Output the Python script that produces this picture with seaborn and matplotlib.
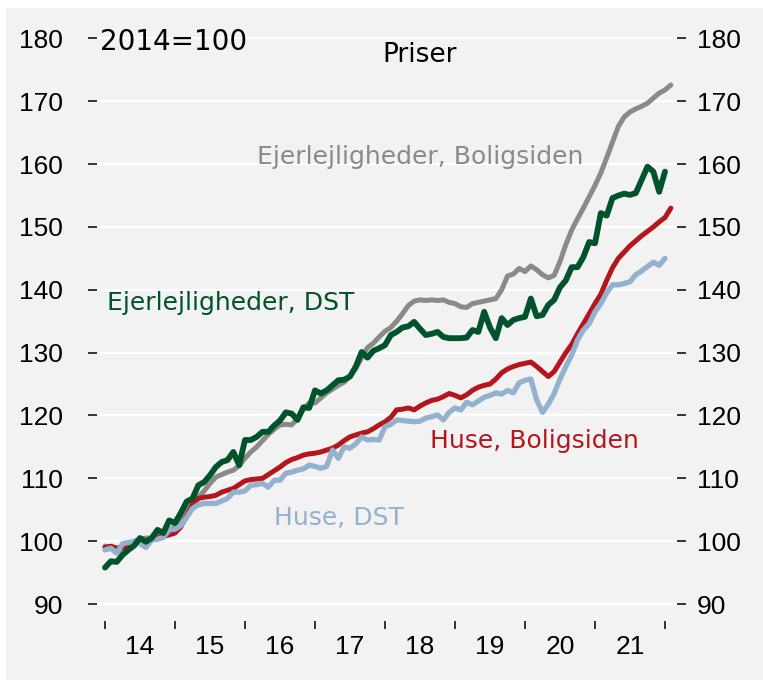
import numpy as np
import pandas as pd
import matplotlib
matplotlib.use('Agg')
import matplotlib.pyplot as plt
import seaborn as sns
from matplotlib.patches import Rectangle

# Monthly index, 2014=100 (Jan 2014 onwards)
ejer_boligsiden = [
    99.2, 98.9, 98.2, 98.8, 99.5, 100.0, 100.3, 100.5, 100.5, 100.8, 101.3, 101.8,
    102.3, 103.5, 105.0, 106.2, 107.0, 108.0, 109.2, 110.2, 110.6, 111.0, 111.3, 112.0,
    113.2, 114.2, 115.0, 116.0, 117.0, 117.8, 118.5, 118.6, 118.5, 119.5, 121.0, 122.0,
    122.0, 122.8, 123.6, 124.2, 124.8, 125.3, 126.3, 127.5, 129.2, 130.8, 131.5, 132.5,
    133.4, 134.0, 135.0, 136.2, 137.5, 138.2, 138.4, 138.3, 138.4, 138.3, 138.4, 138.0,
    137.8, 137.3, 137.2, 137.8, 138.0, 138.2, 138.4, 138.6, 140.0, 142.2, 142.5, 143.4,
    142.9, 143.8, 143.2, 142.4, 141.9, 142.3, 144.5, 147.2, 149.5, 151.3, 153.0, 154.8,
    156.6, 158.6, 161.0, 163.5, 166.0, 167.5, 168.3, 168.8, 169.2, 169.7, 170.5, 171.3,
    171.8, 172.6,
]
ejer_dst = [
    95.8, 96.8, 96.7, 97.8, 98.6, 99.3, 100.5, 99.9, 100.5, 101.8, 101.3, 103.3,
    102.9, 104.5, 106.3, 106.8, 108.9, 109.4, 110.5, 111.8, 112.6, 112.9, 114.2, 112.1,
    116.1, 116.1, 116.6, 117.4, 117.4, 118.4, 119.2, 120.5, 120.3, 119.3, 121.3, 121.2,
    124.0, 123.5, 124.0, 124.8, 125.6, 125.7, 126.2, 127.8, 130.1, 129.2, 130.3, 130.7,
    131.2, 132.8, 133.3, 134.0, 134.2, 134.9, 133.8, 132.8, 133.0, 133.3, 132.5, 132.3,
    132.3, 132.3, 132.4, 133.6, 133.3, 136.5, 134.0, 132.3, 135.5, 134.4, 135.2, 135.5,
    135.7, 138.6, 135.8, 136.0, 137.6, 138.4, 140.4, 141.5, 143.6, 143.6, 145.2, 147.6,
    147.4, 152.2, 151.8, 154.6, 155.0, 155.3, 155.1, 155.4, 157.5, 159.6, 158.8, 155.6,
    158.8,
]
huse_boligsiden = [
    99.0, 99.2, 98.9, 99.0, 99.4, 99.8, 100.0, 100.1, 100.2, 100.5, 100.8, 101.0,
    101.3, 102.3, 104.0, 105.8, 106.8, 107.0, 107.1, 107.3, 107.8, 108.1, 108.4, 109.0,
    109.6, 109.8, 109.9, 110.0, 110.6, 111.2, 111.8, 112.5, 113.0, 113.3, 113.7, 113.9,
    114.0, 114.2, 114.5, 114.8, 115.3, 116.0, 116.6, 116.9, 117.2, 117.4, 117.9, 118.5,
    119.0, 119.7, 120.9, 121.0, 121.2, 120.9, 121.5, 122.0, 122.4, 122.6, 123.0, 123.5,
    123.2, 122.8, 123.3, 124.0, 124.5, 124.8, 125.0, 125.8, 126.8, 127.4, 127.8, 128.1,
    128.3, 128.5, 127.8, 127.0, 126.2, 127.0, 128.5, 130.0, 131.3, 133.0, 134.6, 136.2,
    137.8, 139.3, 141.5, 143.5, 145.0, 146.0, 147.0, 147.8, 148.6, 149.3, 150.0, 150.8,
    151.5, 153.0,
]
huse_dst = [
    98.6, 98.9, 98.1, 99.6, 99.8, 99.9, 99.6, 99.0, 100.2, 100.3, 100.6, 101.8,
    101.9, 102.5, 103.8, 105.2, 105.8, 106.0, 106.0, 106.0, 106.4, 106.8, 107.8, 107.8,
    108.0, 108.9, 109.0, 109.2, 108.6, 109.7, 109.7, 110.8, 111.0, 111.3, 111.5, 112.1,
    111.9, 111.6, 111.9, 114.5, 113.2, 115.0, 114.8, 115.5, 116.6, 116.1, 116.2, 116.1,
    118.2, 118.6, 119.3, 119.2, 119.1, 119.0, 119.1, 119.6, 119.8, 120.1, 119.3, 120.5,
    121.2, 120.9, 122.1, 121.7, 122.3, 122.9, 123.2, 123.6, 123.4, 124.0, 123.6, 125.2,
    125.6, 125.8, 122.5, 120.5, 121.8, 123.5, 125.8, 127.8, 129.6, 132.0, 133.6, 134.6,
    136.5, 137.8, 139.5, 140.8, 140.8, 141.0, 141.3, 142.4, 143.0, 143.7, 144.4, 143.9,
    145.0,
]

years = [14, 15, 16, 17, 18, 19, 20, 21]
yticks = [90, 100, 110, 120, 130, 140, 150, 160, 170, 180]

series = [
    ('Ejerlejligheder, Boligsiden', ejer_boligsiden, '#8a8a8a', 3.6),
    ('Huse, Boligsiden', huse_boligsiden, '#b5161e', 3.6),
    ('Huse, DST', huse_dst, '#94b1ce', 3.8),
    ('Ejerlejligheder, DST', ejer_dst, '#00532a', 4.2),
]

sns.set_style('white', {'axes.facecolor': '#f2f2f2', 'text.color': 'black',
                        'xtick.color': 'black', 'ytick.color': 'black'})
plt.rcParams['font.family'] = ['Liberation Sans', 'DejaVu Sans']

fig = plt.figure(figsize=(7.63, 6.8), dpi=100)
fig.patch.set_facecolor('white')
fig.patches.append(Rectangle((6 / 763, 0), 1, 1 - 8 / 680, transform=fig.transFigure,
                             facecolor='#f2f2f2', edgecolor='none', zorder=-10))
ax = fig.add_axes([97 / 763, 59 / 680, 580 / 763, (621 - 29) / 680])
ax.set_facecolor('#f2f2f2')

for name, vals, col, lw in series:
    x = 2014 + np.arange(len(vals)) / 12
    df = pd.DataFrame({'x': x, 'y': vals})
    sns.lineplot(data=df, x='x', y='y', color=col, linewidth=lw, ax=ax)

ax.set_xlim(2014 - 8 / 70, 2022 + 12 / 70)
ax.set_ylim(87.3, 181.5)
for s in ax.spines.values():
    s.set_visible(False)

# left y axis
ax.set_yticks(yticks)
ax.yaxis.grid(True, color='white', linewidth=1.6)
ax.set_axisbelow(True)
ax.tick_params(axis='y', direction='out', length=6.5, width=1.1, labelsize=19,
               left=True, labelleft=True, pad=18, colors='black')

# right y axis
sec = ax.secondary_yaxis('right')
sec.set_yticks(yticks)
for s in sec.spines.values():
    s.set_visible(False)
sec.tick_params(axis='y', direction='out', length=6.5, width=1.1, labelsize=19,
                pad=8, colors='black')

# x axis: ticks at year boundaries, labels in the middle of each year
ax.set_xticks([2014 + i for i in range(9)])
ax.set_xticks([2014.5 + i for i in range(8)], minor=True)
ax.set_xticklabels([])
ax.set_xticklabels([str(y) for y in years], minor=True)
ax.tick_params(axis='x', which='major', direction='out', length=6, width=1.1,
               bottom=True, colors='black')
ax.tick_params(axis='x', which='minor', length=0, labelsize=19, pad=10, colors='black')
ax.set_xlabel('')
ax.set_ylabel('')

lab_font = ['DejaVu Sans']
ax.text(2013.93, 179.4, '2014=100', fontsize=20, family=lab_font, ha='left', va='center')
ax.text(2018.5, 177.4, 'Priser', fontsize=19, family=lab_font, ha='center', va='center')
ax.text(2018.5, 161.1, 'Ejerlejligheder, Boligsiden', fontsize=18, family=lab_font,
        color='#8a8a8a', ha='center', va='center')
ax.text(2015.8, 137.9, 'Ejerlejligheder, DST', fontsize=18, family=lab_font,
        color='#00532a', ha='center', va='center')
ax.text(2020.14, 115.9, 'Huse, Boligsiden', fontsize=18, family=lab_font,
        color='#b5161e', ha='center', va='center')
ax.text(2017.34, 103.7, 'Huse, DST', fontsize=18, family=lab_font,
        color='#94b1ce', ha='center', va='center')

fig.savefig('out.png', dpi=100, facecolor=fig.get_facecolor())
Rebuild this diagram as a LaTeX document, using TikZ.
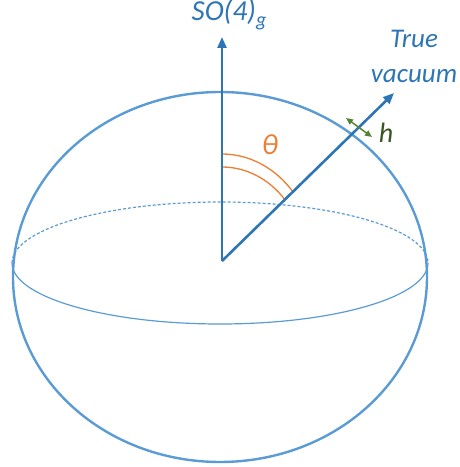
\documentclass[tikz,border=0pt]{standalone}
\usepackage{fontspec}
\setmainfont{Carlito}
\usetikzlibrary{arrows.meta}
\definecolor{axblue}{HTML}{2E75B6}
\definecolor{shblue}{HTML}{5B9BD5}
\definecolor{thorange}{HTML}{ED7D31}
\definecolor{hgreen}{HTML}{548235}
\definecolor{hdkgreen}{HTML}{385723}

\begin{document}
\begin{tikzpicture}[
  x=1pt, y=1pt,
  axisline/.style={draw=axblue, line width=2.6pt, -{Triangle[length=11pt, width=9pt]}},
  shell/.style={draw=shblue, line width=2.4pt},
  equator/.style={draw=shblue, line width=1.2pt},
  anglearc/.style={draw=thorange, line width=1.3pt},
  lbl/.style={font=\fontsize{27}{36}\selectfont\itshape, text=axblue, align=center},
]
\useasboundingbox (0,0) rectangle (459,467);
\coordinate (O) at (222,206);
\coordinate (top) at (222,430);
\coordinate (vac) at (394,374);
\coordinate (hA) at (346,349);
\coordinate (hB) at (372,330);
% sphere and equator
\draw[shell] (220,190) ellipse [x radius=207, y radius=185];
\draw[equator, dash pattern=on 3pt off 2pt] (12,204) arc[start angle=180, end angle=0, x radius=208, y radius=61];
\draw[equator] (12,204) arc[start angle=180, end angle=360, x radius=208, y radius=61];
% angle
\draw[anglearc] (O) ++(0,107) arc[start angle=90, end angle=39.5, x radius=93, y radius=107];
\draw[anglearc] (O) ++(0,94) arc[start angle=90, end angle=40.5, x radius=83, y radius=94];
% axes
\draw[axisline] (O) -- (top);
\draw[axisline] (O) -- (vac);
\draw[draw=hgreen, line width=1.5pt, {Triangle[length=7pt, width=6pt]}-{Triangle[length=7pt, width=6pt]}] (hA) -- (hB);
% labels
\node[font=\fontsize{29}{32}\selectfont\itshape, text=axblue, anchor=base] (so) at (229,446) {SO(4)\raisebox{-6pt}{\fontsize{20}{22}\selectfont g}};
\node[lbl, anchor=base] (tv) at (414,384) {True\\vacuum};
\node[font=\fontsize{29}{32}\selectfont\itshape, text=thorange] (th) at (270,322) {θ};
\node[font=\fontsize{28}{30}\selectfont\itshape, text=hdkgreen] (hl) at (386,334) {h};
\end{tikzpicture}
\end{document}
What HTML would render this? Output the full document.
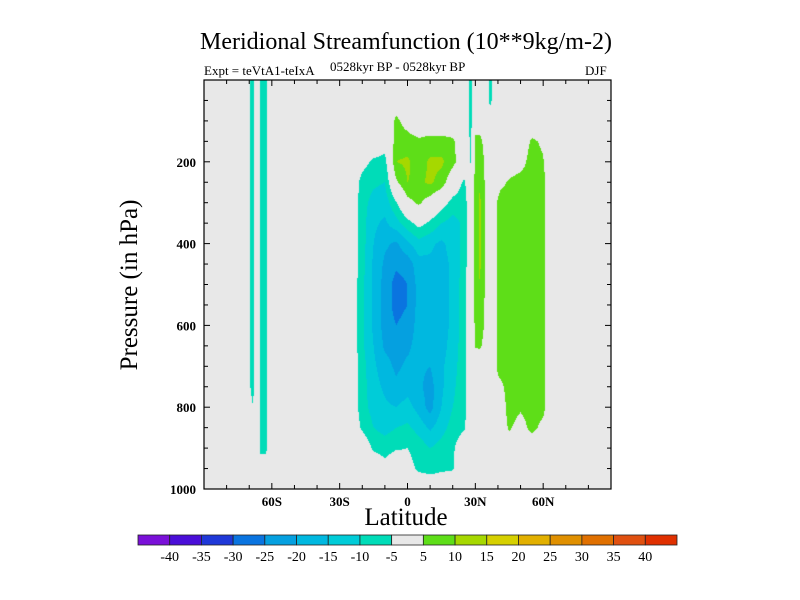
--*--
*What to work on*:
Omit every picture, and please return the entries exactly from the first line through the line with "from matplotlib.patches import Rectangle", both included.

*Exercise answer*:
Output the Python script that produces this picture with seaborn and matplotlib.
import numpy as np
import pandas as pd
import matplotlib
matplotlib.use('Agg')
import matplotlib.pyplot as plt
import seaborn as sns
from matplotlib.patches import Rectangle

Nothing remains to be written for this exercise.